Vote: MAJORITY Appropriation: NO Fiscal Committee: YES Local Program: NO

Bill Text

The people of the State of California do enact as follows:

SECTION 1. Chapter 6 (commencing with Section 17940) is added to Part 3 of
Division 7 of the Business and Professions Code, to read: CHAPTER 6. Bots

17940\. For purposes of this chapter: (a) “Bot” means an automated online
account where all or substantially all of the actions or posts of that account
are not the result of a person.

(b) “Online” means appearing on any public-facing Internet Web site, Web
application, or digital application, including a social network or
publication.

(c) “Online platform” means any public-facing Internet Web site, Web
application, or digital application, including a social network or
publication, that has 10,000,000 or more unique monthly United States visitors
or users for a majority of months during the preceding 12 months.
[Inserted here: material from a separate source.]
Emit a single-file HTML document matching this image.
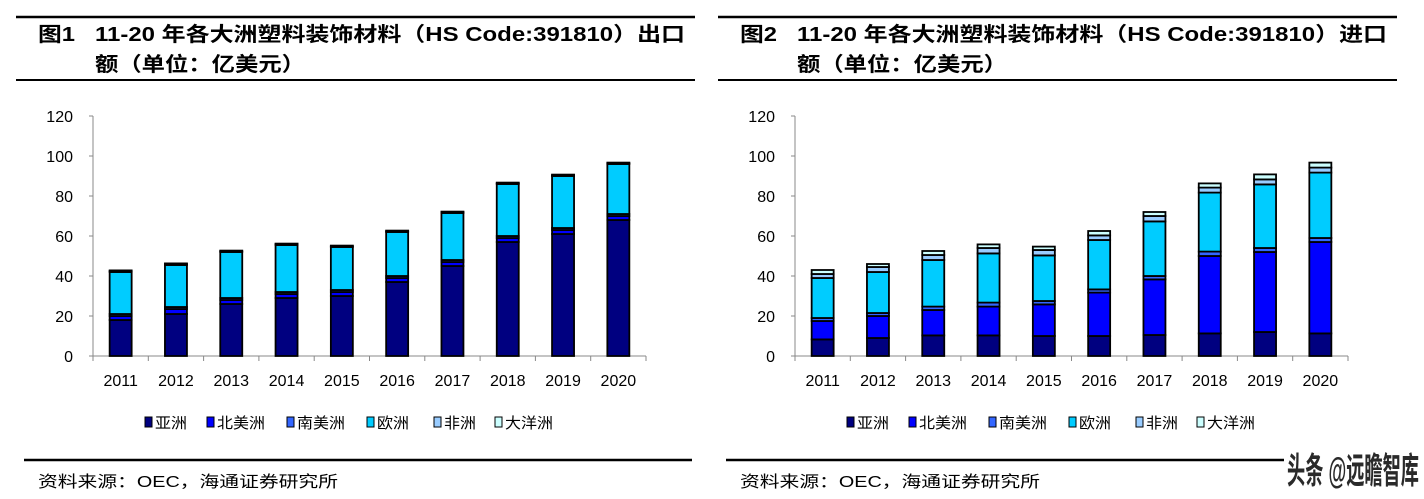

(d) “Person” means a natural person, corporation, limited liability company,
partnership, joint venture, association, estate, trust, government,
governmental subdivision or agency, or other legal entity or any combination
thereof.

17941\. (a) It shall be unlawful for any person to use a bot to communicate or
interact with another person in California online, with the intent to mislead
the other person about its artificial identity for the purpose of knowingly
deceiving the person about the content of the communication in order to
incentivize a purchase or sale of goods or services in a commercial
transaction or to influence a vote in an election. A person using a bot shall
not be liable under this section if the person discloses that it is a bot.

(b) The disclosure required by this section shall be clear, conspicuous, and
reasonably designed to inform persons with whom the bot communicates or
interacts that it is a bot.

17942\. (a) The duties and obligations imposed by this chapter are cumulative
with any other duties or obligation imposed by any other law.

(b) The provisions of this chapter are severable. If any provision of this
chapter or its application is held invalid, that invalidity shall not affect
other provisions or applications that can be given effect without the invalid
provision or application.

(c) This chapter does not impose a duty on service providers of online
platforms, including, but not limited to, Web hosting and Internet service
providers.

17943\. This chapter shall become operative on July 1, 2019.